Ronn is a humane text format and toolchain for creating UNIX man pages, and things that appear as man pages from a distance. Use it to build and install standard UNIX roff man pages or to generate nicely formatted HTML manual pages for the web.
The Ronn file format is based on Markdown. In fact, Ronn files are a compatible subset of Markdown syntax but have a more rigid structure and extend Markdown in some ways to provide features commonly found in man pages (e.g., definition lists). The ronn(5) manual page defines the format in more detail.
.ronn files located under the
man/ directory show off a wide
range of ronn capabilities and are the source of Ronn's own documentation.
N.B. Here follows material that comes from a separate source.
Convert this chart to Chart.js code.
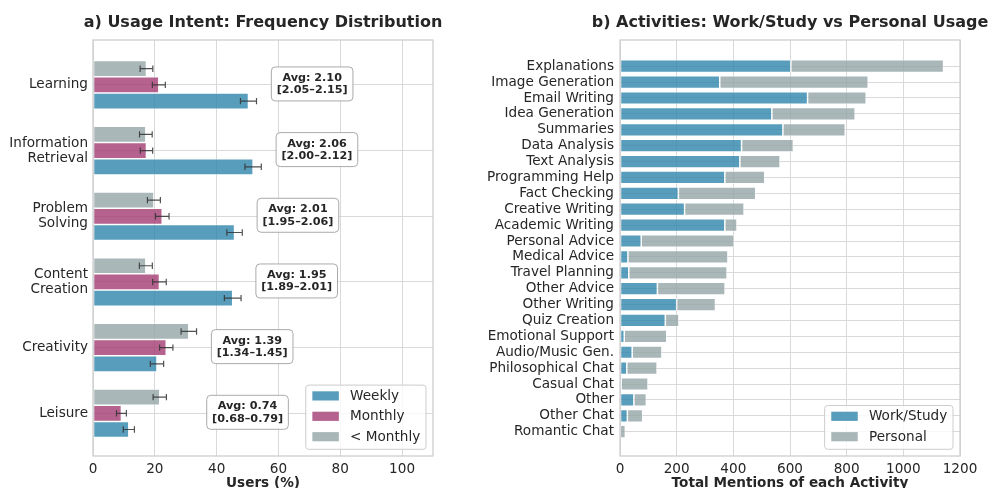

The source files and generated HTML / roff output files are available
Install with Rubygems:
$ [sudo] gem install ronn $ ronn --help
Or, clone the git repository:
$ git clone git://github.com/rtomayko/ronn.git $ PATH=ronn/bin:$PATH $ ronn --help
To generate a roff man page from the included
markdown.5.ronn file and open it with man(1):
$ ronn -b man/markdown.5.ronn building: man/markdown.5 $ man man/markdown.5
To generate a standalone HTML version:
$ ronn -b --html man/markdown.5.ronn building: man/markdown.5.html $ open man/markdown.5.html
To build roff and HTML versions of all ronn files:
$ ronn -b --roff --html man/*.ronn
If you just want to view a ronn file as if it were a man page without building intermediate files:
$ ronn -m man/markdown.5.ronn
The ronn(1) manual page
includes comprehensive documentation on
ronn command line options.
Some people think UNIX manual pages are a poor and outdated style of documentation. I disagree:
Man pages follow a well defined structure that's immediately familiar and provides a useful starting point for developers documenting new tools, libraries, and formats.
Man pages get to the point. Because they're written in an inverted style, with a SYNOPSIS section followed by additional detail, prose and references to other sources of information, man pages provide the best of both cheat sheet and reference style documentation.
Man pages have extremely -- unbelievably -- limited text formatting capabilities. You get a couple of headings, lists, bold, underline and no more. This is a feature.
Although two levels of section hierarchy are technically supported, most man pages use only a single level. Unwieldy document hierarchies complicate otherwise good documentation. Feynman covered all of physics -- heavenly bodies through QED -- with only two levels of document hierarchy (The Feynman Lectures on Physics, 1970).
Man pages have a simple referencing syntax; e.g., sh(1), fork(2), markdown(5). HTML versions can use this to generate links between pages.
The classical terminal man page display is typographically well thought out. Big bold section headings, justified monospace text, nicely indented paragraphs, intelligently aligned definition lists, and an informational header and footer.
Unfortunately, trying to figure out how to create a man page is a fairly tedious process. The roff/man macro languages are highly extensible, fractured between multiple dialects, and include a bunch of device specific stuff that's entirely irrelevant to modern publishing tools.
Ronn aims to address many of the issues with man page creation while preserving the things that makes man pages a great form of documentation.